[Directive]
Locate each line holding the string "diagram" and copy it.

[Data provided]

* Begin *

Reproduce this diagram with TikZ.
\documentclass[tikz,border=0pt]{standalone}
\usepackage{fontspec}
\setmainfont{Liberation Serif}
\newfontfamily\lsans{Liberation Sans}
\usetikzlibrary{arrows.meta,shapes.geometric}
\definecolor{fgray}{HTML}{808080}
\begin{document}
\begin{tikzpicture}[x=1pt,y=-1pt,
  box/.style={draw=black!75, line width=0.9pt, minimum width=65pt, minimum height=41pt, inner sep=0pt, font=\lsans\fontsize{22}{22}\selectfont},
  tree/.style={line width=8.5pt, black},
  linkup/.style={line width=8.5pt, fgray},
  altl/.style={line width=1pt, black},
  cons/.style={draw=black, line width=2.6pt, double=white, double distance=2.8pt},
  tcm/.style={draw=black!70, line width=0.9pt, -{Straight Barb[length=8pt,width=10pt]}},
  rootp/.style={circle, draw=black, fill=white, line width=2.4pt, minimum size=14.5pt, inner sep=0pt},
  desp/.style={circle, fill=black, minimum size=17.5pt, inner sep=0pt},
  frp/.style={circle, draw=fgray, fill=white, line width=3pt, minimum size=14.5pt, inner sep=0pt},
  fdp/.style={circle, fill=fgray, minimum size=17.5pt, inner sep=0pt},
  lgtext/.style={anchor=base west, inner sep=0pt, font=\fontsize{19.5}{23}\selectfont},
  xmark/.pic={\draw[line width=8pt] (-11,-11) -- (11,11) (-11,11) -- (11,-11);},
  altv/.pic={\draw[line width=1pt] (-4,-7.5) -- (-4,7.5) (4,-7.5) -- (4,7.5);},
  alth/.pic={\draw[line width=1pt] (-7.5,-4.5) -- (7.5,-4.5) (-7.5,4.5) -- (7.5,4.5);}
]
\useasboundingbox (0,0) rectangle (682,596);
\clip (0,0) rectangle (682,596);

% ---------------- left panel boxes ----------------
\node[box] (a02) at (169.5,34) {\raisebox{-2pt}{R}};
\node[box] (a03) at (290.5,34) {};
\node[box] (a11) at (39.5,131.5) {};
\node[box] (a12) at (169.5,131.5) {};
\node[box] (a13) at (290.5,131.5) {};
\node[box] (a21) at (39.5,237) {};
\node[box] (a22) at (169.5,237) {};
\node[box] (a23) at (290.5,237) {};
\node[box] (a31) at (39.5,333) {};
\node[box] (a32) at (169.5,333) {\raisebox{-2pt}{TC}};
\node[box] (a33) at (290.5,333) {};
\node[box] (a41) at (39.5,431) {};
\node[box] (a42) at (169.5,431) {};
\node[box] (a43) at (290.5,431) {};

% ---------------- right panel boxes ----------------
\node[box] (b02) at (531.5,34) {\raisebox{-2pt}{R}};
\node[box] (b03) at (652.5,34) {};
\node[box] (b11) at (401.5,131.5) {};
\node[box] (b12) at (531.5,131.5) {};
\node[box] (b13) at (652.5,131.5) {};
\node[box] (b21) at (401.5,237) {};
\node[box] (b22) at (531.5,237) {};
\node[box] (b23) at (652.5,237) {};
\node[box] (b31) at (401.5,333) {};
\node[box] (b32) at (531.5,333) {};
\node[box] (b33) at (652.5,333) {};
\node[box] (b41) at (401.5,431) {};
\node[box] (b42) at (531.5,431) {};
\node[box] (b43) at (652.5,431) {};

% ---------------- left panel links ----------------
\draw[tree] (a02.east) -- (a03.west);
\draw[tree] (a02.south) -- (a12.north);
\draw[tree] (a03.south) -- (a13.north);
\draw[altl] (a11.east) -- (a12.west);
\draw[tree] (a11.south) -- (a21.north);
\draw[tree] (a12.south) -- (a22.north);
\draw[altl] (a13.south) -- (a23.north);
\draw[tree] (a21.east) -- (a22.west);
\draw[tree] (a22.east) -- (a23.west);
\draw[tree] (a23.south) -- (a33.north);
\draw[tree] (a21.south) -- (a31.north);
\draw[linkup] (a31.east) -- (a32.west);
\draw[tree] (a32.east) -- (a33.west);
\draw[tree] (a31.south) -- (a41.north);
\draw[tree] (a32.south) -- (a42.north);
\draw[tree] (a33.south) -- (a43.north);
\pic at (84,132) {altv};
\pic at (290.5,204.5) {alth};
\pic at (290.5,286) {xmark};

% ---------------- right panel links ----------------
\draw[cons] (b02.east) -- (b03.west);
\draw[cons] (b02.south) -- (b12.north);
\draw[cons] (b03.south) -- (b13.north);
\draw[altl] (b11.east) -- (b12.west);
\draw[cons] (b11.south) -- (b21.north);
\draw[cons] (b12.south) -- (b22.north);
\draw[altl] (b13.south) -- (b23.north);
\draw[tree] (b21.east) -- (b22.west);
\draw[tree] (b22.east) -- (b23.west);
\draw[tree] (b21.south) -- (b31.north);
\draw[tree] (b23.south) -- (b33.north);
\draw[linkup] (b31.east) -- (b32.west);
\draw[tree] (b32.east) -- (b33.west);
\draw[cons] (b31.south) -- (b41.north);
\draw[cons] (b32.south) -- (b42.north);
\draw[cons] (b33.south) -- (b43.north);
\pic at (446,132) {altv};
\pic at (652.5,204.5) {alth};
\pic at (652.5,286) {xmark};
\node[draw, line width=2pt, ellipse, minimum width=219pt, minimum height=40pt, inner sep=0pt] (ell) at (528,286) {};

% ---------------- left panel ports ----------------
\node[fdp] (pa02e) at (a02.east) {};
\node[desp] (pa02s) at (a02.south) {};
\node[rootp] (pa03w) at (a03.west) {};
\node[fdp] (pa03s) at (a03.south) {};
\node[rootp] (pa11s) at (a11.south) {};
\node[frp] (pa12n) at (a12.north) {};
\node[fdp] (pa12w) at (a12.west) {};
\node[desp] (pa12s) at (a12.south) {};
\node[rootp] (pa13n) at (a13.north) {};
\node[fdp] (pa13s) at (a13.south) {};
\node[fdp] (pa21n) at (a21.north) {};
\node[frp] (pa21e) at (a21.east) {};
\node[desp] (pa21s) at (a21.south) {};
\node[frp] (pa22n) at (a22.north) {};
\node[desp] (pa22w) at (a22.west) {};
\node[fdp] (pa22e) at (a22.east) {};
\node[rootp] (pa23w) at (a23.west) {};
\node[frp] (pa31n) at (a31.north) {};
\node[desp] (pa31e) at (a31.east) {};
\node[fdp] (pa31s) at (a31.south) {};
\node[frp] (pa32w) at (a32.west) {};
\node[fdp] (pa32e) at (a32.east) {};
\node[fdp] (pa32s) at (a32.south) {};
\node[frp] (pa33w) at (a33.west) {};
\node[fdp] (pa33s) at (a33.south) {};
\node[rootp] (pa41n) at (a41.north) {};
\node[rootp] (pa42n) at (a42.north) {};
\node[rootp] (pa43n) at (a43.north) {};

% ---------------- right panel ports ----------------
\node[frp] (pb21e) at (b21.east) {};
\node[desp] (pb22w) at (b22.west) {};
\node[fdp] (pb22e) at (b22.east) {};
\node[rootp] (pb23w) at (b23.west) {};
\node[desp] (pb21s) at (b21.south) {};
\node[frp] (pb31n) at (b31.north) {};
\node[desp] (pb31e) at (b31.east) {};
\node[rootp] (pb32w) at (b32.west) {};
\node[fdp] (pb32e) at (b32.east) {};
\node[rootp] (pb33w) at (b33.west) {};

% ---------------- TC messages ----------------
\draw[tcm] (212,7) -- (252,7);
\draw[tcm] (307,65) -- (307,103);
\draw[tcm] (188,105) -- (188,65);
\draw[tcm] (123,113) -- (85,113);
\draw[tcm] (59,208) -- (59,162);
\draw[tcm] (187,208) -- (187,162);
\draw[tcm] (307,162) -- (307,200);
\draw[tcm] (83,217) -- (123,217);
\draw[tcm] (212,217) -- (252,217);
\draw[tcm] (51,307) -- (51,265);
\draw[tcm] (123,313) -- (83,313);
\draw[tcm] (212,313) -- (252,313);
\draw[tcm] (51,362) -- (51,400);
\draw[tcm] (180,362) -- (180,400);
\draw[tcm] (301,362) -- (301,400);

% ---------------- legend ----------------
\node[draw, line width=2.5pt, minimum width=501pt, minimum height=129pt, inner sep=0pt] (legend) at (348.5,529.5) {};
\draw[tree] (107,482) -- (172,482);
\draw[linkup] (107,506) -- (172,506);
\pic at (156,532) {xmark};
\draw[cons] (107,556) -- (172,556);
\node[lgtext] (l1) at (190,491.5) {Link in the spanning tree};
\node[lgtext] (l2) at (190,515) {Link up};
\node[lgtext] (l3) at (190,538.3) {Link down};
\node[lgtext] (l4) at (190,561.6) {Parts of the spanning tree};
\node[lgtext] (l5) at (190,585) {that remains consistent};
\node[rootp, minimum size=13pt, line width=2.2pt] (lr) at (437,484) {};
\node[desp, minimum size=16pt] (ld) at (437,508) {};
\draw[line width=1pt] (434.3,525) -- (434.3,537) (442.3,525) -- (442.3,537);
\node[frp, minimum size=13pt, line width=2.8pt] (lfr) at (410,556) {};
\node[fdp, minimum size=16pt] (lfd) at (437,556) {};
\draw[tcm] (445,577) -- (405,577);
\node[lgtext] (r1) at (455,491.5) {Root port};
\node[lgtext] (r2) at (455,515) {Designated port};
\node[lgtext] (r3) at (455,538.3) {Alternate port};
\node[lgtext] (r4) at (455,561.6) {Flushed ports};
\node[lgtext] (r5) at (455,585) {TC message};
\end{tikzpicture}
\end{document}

* End *
* Begin *

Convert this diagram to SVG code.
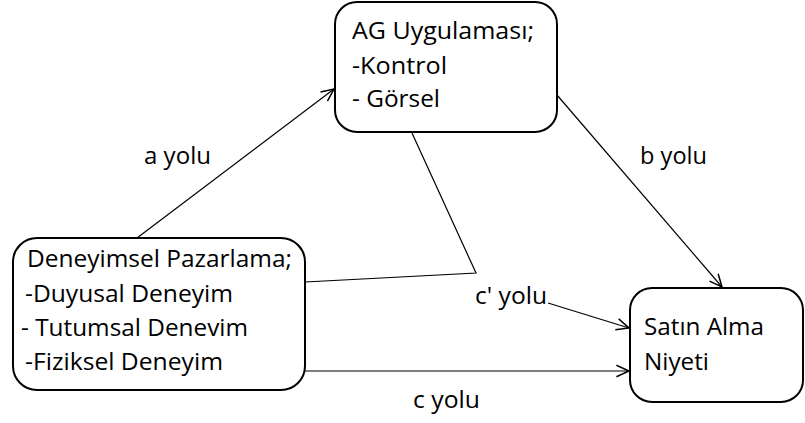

* End *
* Begin *

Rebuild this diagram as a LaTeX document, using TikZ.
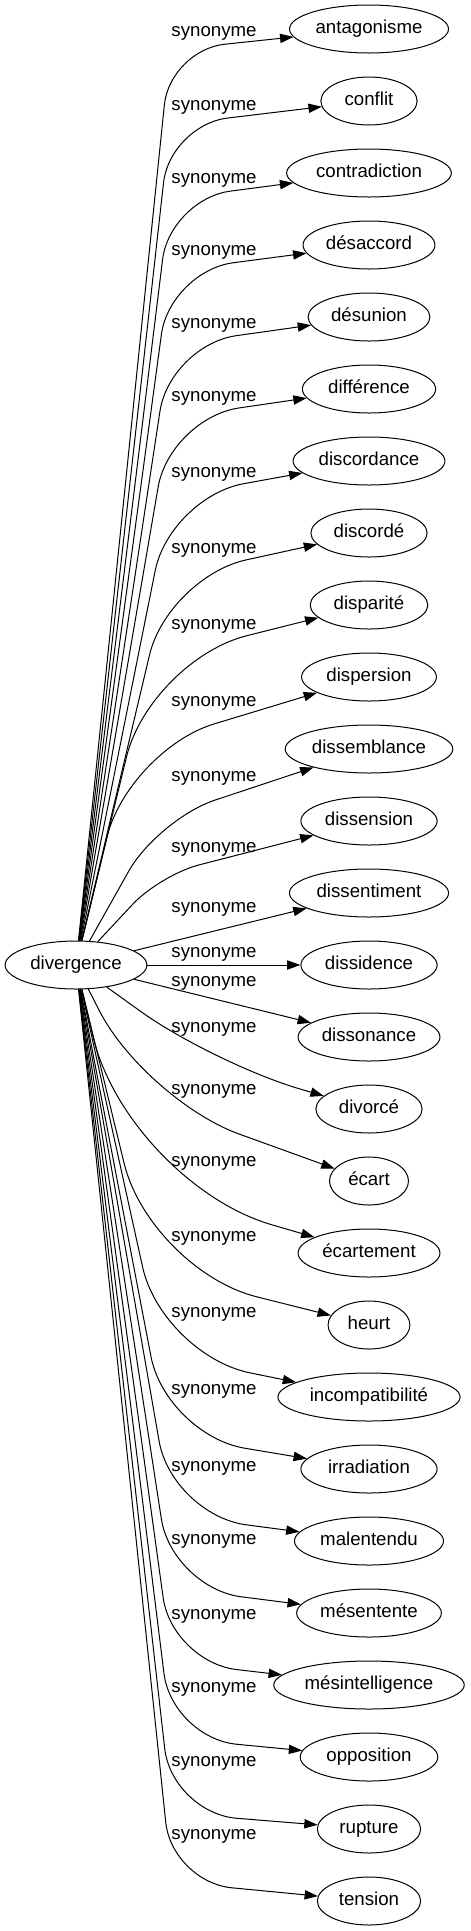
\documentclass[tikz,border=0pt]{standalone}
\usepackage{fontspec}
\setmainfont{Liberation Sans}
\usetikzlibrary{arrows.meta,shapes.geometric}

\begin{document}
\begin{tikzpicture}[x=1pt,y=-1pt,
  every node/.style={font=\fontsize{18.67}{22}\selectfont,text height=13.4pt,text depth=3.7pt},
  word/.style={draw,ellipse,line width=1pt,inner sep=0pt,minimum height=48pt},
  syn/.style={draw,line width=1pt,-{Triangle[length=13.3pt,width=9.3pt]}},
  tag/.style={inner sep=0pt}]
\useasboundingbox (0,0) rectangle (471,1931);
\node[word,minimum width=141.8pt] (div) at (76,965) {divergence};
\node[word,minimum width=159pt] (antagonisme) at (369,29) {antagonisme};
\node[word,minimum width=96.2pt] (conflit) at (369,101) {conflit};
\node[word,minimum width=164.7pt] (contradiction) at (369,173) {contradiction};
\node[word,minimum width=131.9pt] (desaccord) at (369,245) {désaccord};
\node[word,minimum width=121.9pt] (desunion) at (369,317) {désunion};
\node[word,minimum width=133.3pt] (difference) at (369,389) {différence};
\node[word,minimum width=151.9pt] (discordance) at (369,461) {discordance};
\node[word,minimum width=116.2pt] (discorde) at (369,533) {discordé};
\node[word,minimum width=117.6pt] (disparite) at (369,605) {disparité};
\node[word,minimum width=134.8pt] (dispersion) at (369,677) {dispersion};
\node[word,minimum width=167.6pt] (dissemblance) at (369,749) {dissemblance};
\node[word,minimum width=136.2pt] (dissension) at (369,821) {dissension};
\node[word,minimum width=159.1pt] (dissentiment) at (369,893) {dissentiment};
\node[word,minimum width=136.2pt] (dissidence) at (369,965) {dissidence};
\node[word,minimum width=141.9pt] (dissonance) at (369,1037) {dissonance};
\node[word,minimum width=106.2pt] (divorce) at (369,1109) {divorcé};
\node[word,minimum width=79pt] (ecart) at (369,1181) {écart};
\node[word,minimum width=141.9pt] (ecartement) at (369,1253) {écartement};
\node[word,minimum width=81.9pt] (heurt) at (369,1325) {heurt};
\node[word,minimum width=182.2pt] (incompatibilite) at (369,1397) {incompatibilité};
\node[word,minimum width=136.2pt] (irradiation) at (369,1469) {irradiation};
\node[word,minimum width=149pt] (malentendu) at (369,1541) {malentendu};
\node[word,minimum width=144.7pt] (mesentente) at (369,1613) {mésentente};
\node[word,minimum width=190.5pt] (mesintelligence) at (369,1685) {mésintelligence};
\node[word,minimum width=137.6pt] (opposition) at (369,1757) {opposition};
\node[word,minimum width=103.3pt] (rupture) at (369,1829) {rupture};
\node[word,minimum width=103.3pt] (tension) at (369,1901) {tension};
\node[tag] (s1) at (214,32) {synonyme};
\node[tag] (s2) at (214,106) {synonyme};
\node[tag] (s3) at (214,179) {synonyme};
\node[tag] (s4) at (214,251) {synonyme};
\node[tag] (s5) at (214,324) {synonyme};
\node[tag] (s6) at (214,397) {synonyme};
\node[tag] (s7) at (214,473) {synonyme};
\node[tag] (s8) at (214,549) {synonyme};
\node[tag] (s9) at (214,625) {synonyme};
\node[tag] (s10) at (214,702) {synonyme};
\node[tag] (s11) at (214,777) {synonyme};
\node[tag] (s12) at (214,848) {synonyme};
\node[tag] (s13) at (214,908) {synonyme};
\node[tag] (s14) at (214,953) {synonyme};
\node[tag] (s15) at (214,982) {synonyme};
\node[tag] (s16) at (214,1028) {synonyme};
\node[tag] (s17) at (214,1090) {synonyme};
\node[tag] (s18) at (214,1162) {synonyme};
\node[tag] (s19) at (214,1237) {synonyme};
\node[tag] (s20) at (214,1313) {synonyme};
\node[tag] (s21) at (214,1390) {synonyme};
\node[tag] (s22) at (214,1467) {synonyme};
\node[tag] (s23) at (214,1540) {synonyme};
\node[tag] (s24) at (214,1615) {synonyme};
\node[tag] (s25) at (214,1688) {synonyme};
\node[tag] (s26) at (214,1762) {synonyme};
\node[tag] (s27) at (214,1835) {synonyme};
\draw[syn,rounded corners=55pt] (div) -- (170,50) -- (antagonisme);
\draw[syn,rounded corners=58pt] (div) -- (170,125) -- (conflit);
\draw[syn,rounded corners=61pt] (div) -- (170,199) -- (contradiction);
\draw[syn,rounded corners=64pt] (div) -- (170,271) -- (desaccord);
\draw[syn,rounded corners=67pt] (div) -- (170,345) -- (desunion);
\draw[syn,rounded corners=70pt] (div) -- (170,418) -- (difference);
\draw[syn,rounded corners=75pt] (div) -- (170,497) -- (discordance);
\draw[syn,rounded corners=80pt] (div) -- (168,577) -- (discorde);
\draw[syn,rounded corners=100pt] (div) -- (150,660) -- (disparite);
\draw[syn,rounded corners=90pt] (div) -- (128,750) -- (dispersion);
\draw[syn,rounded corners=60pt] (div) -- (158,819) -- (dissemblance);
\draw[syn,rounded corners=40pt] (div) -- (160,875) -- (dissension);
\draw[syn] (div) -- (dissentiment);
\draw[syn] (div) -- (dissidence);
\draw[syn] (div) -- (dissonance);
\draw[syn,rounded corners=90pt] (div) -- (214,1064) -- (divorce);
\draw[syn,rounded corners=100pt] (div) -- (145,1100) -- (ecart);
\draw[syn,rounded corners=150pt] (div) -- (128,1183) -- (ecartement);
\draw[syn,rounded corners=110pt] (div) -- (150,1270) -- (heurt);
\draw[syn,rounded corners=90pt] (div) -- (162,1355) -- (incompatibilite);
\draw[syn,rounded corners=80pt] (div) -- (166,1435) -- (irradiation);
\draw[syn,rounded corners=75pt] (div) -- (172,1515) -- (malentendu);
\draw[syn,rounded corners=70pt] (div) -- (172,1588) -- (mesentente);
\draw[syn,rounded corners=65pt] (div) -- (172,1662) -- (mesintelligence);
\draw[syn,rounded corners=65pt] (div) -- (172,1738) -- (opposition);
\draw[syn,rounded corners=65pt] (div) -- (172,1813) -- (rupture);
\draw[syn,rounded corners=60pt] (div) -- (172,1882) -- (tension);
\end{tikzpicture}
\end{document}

* End *

[Expected answer]
Reproduce this diagram with TikZ.
Convert this diagram to SVG code.
Rebuild this diagram as a LaTeX document, using TikZ.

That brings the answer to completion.